In the following passage, he shares research direct from Hollywood on those factors that lead to the successful pitching of film ideas by screenwriters to studio executives.

Daniel Pink will be joining us for a live webcast webcast on July 9 to share his insights: To Move Others and Sell More With Daniel Pink

Lessons from Tinseltown

Kimberly Elsbach of the University of California, Davis, and Roderick Kramer of Stanford University spent five years in the thick of the Hollywood pitch process. They sat in on dozens of pitch meetings, analyzed transcripts of pitching sessions, and interviewed screenwriters, agents, and producers. The award-winning study they wrote for the Academy of Management Journal offers excellent guidance even for those of us on the living room side of the streaming video.

Their central finding was that the success of a pitch depends as much on the catcher as on the pitcher. In particular, Elsbach and Kramer discovered that beneath this elaborate ritual were two processes. In the first, the catcher (i.e., the executive) used a variety of physical and behavioral cues to quickly assess the pitcher’s (i.e., the writer's) creativity. The catchers took passion, wit, and quirkiness as positive cues— and slickness, trying too hard, and offering lots of different ideas as negative ones. If the catcher categorized the pitcher as "uncreative" in the first few minutes, the meeting was essentially over even if it had not actually ended.
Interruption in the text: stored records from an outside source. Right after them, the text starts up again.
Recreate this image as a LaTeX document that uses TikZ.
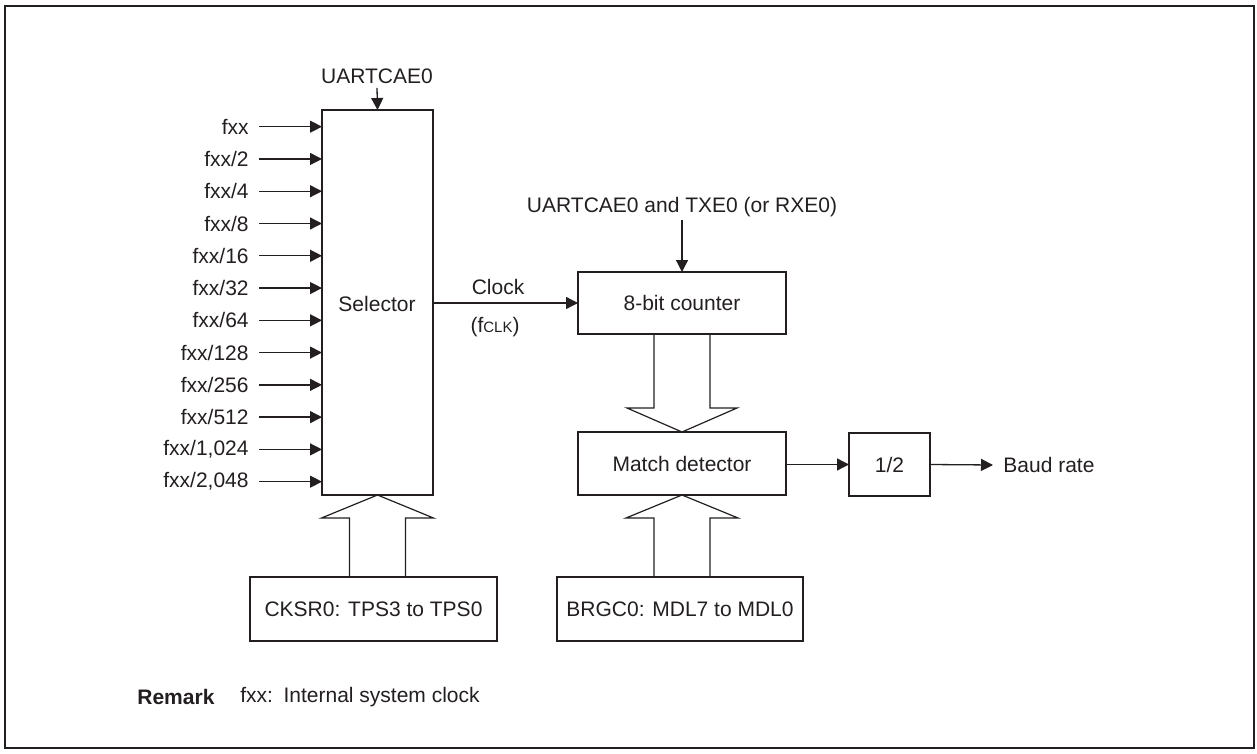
\documentclass[tikz,border=0pt]{standalone}
\usepackage{fontspec}
\setmainfont{Liberation Sans}
\usetikzlibrary{arrows.meta,calc}
\definecolor{ink}{RGB}{35,31,32}
\begin{document}
\begin{tikzpicture}[x=0.5pt,y=-0.5pt,
  every node/.style={font=\fontsize{10.5}{12}\selectfont, text=ink},
  blockbox/.style={draw=ink, line width=1.25pt, inner sep=0pt, outer sep=0pt},
  arr/.style={draw=ink, line width=0.65pt, -{Triangle[length=6pt,width=6pt]}},
  hollow/.style={draw=ink, line width=0.6pt, line join=miter},
  inlab/.style={anchor=east, inner xsep=5pt, inner ysep=0pt}
]
\useasboundingbox (0,0) rectangle (1257,754);
\draw[draw=ink, line width=1.1pt] (5,6) rectangle (1254,748);

% blocks
\node[blockbox, minimum width=55.5pt, minimum height=192.5pt] (sel) at (377.5,302.5) {};
\node at (377,304) (seltext) {Selector};
\node[blockbox, minimum width=104pt, minimum height=31pt] (cnt) at (682,303) {8-bit counter};
\node[blockbox, minimum width=104pt, minimum height=31.5pt] (mat) at (682,463.5) {Match detector};
\node[blockbox, minimum width=40.5pt, minimum height=31.5pt] (half) at (889.5,464.5) {1/2};
\node[blockbox, minimum width=123.5pt, minimum height=32pt] (cks) at (373.5,609) {CKSR0: TPS3 to TPS0};
\node[blockbox, minimum width=123pt, minimum height=32pt] (brg) at (680,609) {BRGC0: MDL7 to MDL0};

% top labels
\node[inner sep=2pt] (ua) at (377,76) {UARTCAE0};
\draw[arr] (ua.south) -- (sel.north);
\node[inner sep=1.5pt] (ut) at (682,207) {UARTCAE0 and TXE0 (or RXE0)};
\draw[arr] (ut.south) -- (cnt.north);

% inputs
\foreach \i/\t in {0/{fxx},1/{fxx/2},2/{fxx/4},3/{fxx/8},4/{fxx/16},5/{fxx/32},6/{fxx/64},7/{fxx/128},8/{fxx/256},9/{fxx/512},10/{fxx/1{,}024},11/{fxx/2{,}048}}{
  \node[inlab] (in\i) at (259,126.7+32.27*\i) {\t};
  \draw[arr] (in\i.east) -- (in\i.east -| sel.west);
}

% clock
\draw[arr] (sel.east |- cnt.west) -- (cnt.west);
\node (clk) at (498,287) {Clock};
\node (fclk) at (495,327) {(f{\fontsize{7.5}{9}\selectfont CLK})};

% match -> half -> baud
\draw[arr] (mat.east |- half.west) -- (half.west);
\node[anchor=west, inner xsep=5pt] (baud) at (993,465) {Baud rate};
\draw[arr] (half.east) -- (baud.west);

% hollow arrows
\draw[hollow] (mat.north) ++(-28,-98) -- ++(0,74) -- ++(-27,0) -- (mat.north) -- ++(55,-24) -- ++(-27,0) -- ++(0,-74);
\draw[hollow] (sel.south) ++(-28,82) -- ++(0,-59) -- ++(-28,0) -- (sel.south) -- ++(56,23) -- ++(-28,0) -- ++(0,59);
\draw[hollow] (mat.south) ++(-28,82) -- ++(0,-59) -- ++(-28,0) -- (mat.south) -- ++(56,23) -- ++(-28,0) -- ++(0,59);

% remark
\node[anchor=west, inner sep=0pt, font=\fontsize{10.5}{12}\selectfont\bfseries] (rem) at (137,697) {Remark};
\node[anchor=west, inner sep=0pt] (remt) at (240,697) {fxx:\enspace Internal system clock};
\end{tikzpicture}
\end{document}
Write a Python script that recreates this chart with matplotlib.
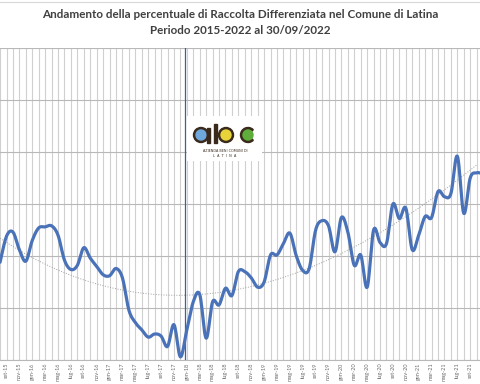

But for pitchers, landing in the creative category wasn’t enough, because a second process was at work. In the most successful pitches, the pitcher didn’t push her idea on the catcher until she extracted a yes. Instead, she invited in her counterpart as a collaborator. The more the executives— often derided by their supposedly more artistic counterparts as "suits" — were able to contribute, the better the idea often became, and the more likely it was to be green-lighted. The most valuable sessions were  those in which the catcher “becomes so fully engaged by a pitcher that the process resembles a mutual collaboration,” the researchers found.  "Once the catcher feels like a creative collaborator, the odds of rejection diminish," Elsbach says. 4 Some of the study's subjects had their own way of describing these dynamics. One Oscar-winning producer told the professors, "At a certain point the writer needs to pull back as the creator of the story. And let [the executive] project what he needs onto your idea that makes the story whole for him." However, "in an unsuccessful pitch," another producer explained, "the person just doesn’t yield or doesn’t listen well."

The lesson here is critical: The purpose of a pitch isn't necessarily to move others immediately to adopt your idea. The purpose is to offer something so compelling that it begins a conversation, brings the other person in as a participant, and eventually arrives at an outcome that appeals to both of you. In a world where buyers have ample information and an array of choices, the pitch is often the first word,  but it's rarely the last.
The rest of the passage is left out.